At least 101 people were killed in bombings in two cities in Pakistan on Thursday, officials said, with most casualties caused by sectarian attacks in the city of Quetta.
Two coordinated explosions killed at least 69 people and injured more than 100 in Quetta, the provincial capital of Balochistan, on Thursday evening, said Deputy Inspector of Police Hamid Shakil.
The first of two coordinated attacks in Quetta on Thursday evening’s attack, in a snooker hall, appeared to be a suicide bombing, local residents said. About ten minutes later, a car bomb went off, they said. Five policemen and a cameraman were among the dead from that blast.

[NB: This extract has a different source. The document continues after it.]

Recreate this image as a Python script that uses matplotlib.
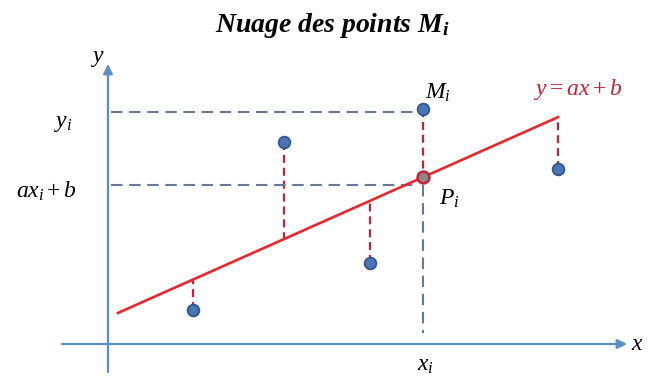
import matplotlib.pyplot as plt
import numpy as np

plt.rcParams['mathtext.fontset'] = 'custom'
plt.rcParams['mathtext.rm'] = 'Liberation Serif'
plt.rcParams['mathtext.it'] = 'Liberation Serif:italic'
plt.rcParams['mathtext.bf'] = 'Liberation Serif:bold:italic'

# Points du nuage et droite d'ajustement y = a x + b
xs = [8.5, 17.6, 26.2, 31.5, 45.0]
ys = [3.4, 20.2, 8.1, 23.5, 17.5]
a = 0.445
b = 2.66
i_pt = 3  # indice du point M_i
line_x = [1.0, 45.0]

fig = plt.figure(figsize=(6.55, 3.76), dpi=100)
ax = fig.add_axes([0, 0, 1, 1])
ax.set_xlim(-10.8, 54.7)
ax.set_ylim(-3.2, 34.4)
ax.axis('off')

axis_col = '#5b8cc4'
gray = '#667a96'
red = '#e8262d'
dred = '#c42235'

# axes avec flèches
ax.annotate('', xy=(51.9, 0), xytext=(-4.6, 0),
            arrowprops=dict(arrowstyle='-|>', color=axis_col, lw=1.6,
                            mutation_scale=14, shrinkA=0, shrinkB=0))
ax.annotate('', xy=(0, 28.0), xytext=(0, -2.8),
            arrowprops=dict(arrowstyle='-|>', color=axis_col, lw=1.6,
                            mutation_scale=14, shrinkA=0, shrinkB=0))

# droite de régression
lx = np.array(line_x)
ax.plot(lx, a * lx + b, color=red, lw=1.9, zorder=3)

# écarts verticaux entre les points et la droite
for x, y in zip(xs, ys):
    ax.plot([x, x], [y, a * x + b], color=dred, lw=1.6,
            dashes=(3.6, 2.2), zorder=2)

# projections de M_i et P_i
xi, yi = xs[i_pt], ys[i_pt]
pi = a * xi + b
ax.plot([0.3, xi - 0.6], [yi - 0.3, yi - 0.3], color=gray, lw=1.5, dashes=(5.5, 3.2))
ax.plot([0.3, xi - 0.6], [pi - 0.8, pi - 0.8], color=gray, lw=1.5, dashes=(5.5, 3.2))
ax.plot([xi, xi], [pi - 0.8, 1.1], color=gray, lw=1.5, dashes=(5.5, 3.2))

# points
ax.plot(xs, ys, 'o', color='#4a74b4', mec='#2f5490', mew=1.2, ms=8.5, zorder=4)
ax.plot([xi], [pi], 'o', color='#8a8a8a', mec=dred, mew=1.8, ms=8.5, zorder=5)

# textes
fs = 17
ax.text(22.4, 31.9, r'$\mathbf{Nuage\ des\ points\ M_i}$', fontsize=20,
        ha='center', va='center')
ax.text(-1.0, 28.7, r'$y$', fontsize=fs, ha='center', va='center')
ax.text(52.9, 0.1, r'$x$', fontsize=fs, ha='center', va='center')
ax.text(-4.5, 22.2, r'$y_i$', fontsize=fs, ha='center', va='center')
ax.text(-6.2, 15.3, r'$ax_i+b$', fontsize=fs, ha='center', va='center')
ax.text(xi + 1.5, 25.2, r'$M_i$', fontsize=fs, ha='center', va='center')
ax.text(xi + 2.6, 14.6, r'$P_i$', fontsize=fs, ha='center', va='center')
ax.text(xi + 0.2, -2.0, r'$x_i$', fontsize=fs, ha='center', va='center')
ax.text(47.0, 25.4, r'$y=ax+b$', fontsize=fs, color=dred,
        ha='center', va='center')

plt.savefig('out.png', dpi=100)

The attack happened in a predominately Shiite neighbourhood and banned sectarian group Lashkar-e-Jhangvi claimed responsibility. The extremist Sunni group targets Shiites, who make up about 20 percent of Pakistani’s population.
Earlier in the day, a blast in Quetta’s market killed 11 people and injured more than 40, mostly vegetable sellers and secondhand clothes dealers, police officer Zubair Mehmood said. A child was also killed.
The United Baloch Army claimed responsibility for that blast. The group is one of several fighting for independence for Balochistan, an arid, impoverished region with substantial gas, copper and gold reserves, which constitutes just under half of Pakistan’s territory and is home to about 8 million of the country’s population of 180 million.
Sectarian attacks are also on the rise, and militant groups frequently bomb or shoot Shia passengers on buses travelling to neighboring Iran.
In another incident Thursday, 21 were killed and more than 60 injured in a bombing when people gathered to hear a religious leader speak in Mingora, the largest city in the northwestern province of Swat, police and officials at the Saidu Sharif hospital said.
“The death toll may rise as some of the injured are in critical condition and we are receiving more and more injured people,” said Dr. Niaz Mohammad.
Police initially said the Swat blast was caused by a gas cylinder but later police chief Akhtar Hayat said it was a bomb.
It has been more than two years since a militant attack has claimed that many lives in Swat.
The mountainous region, formerly a tourist destination, has been administered by the Pakistani army since their 2009 offensive drove out Taliban militants who had taken control.
But the Taliban retain the ability to attack in Swat and shot schoolgirl campaigner Malala Yousufzai in Mingora last October.
A Taliban spokesman said they were not responsible for Thursday’s bombing.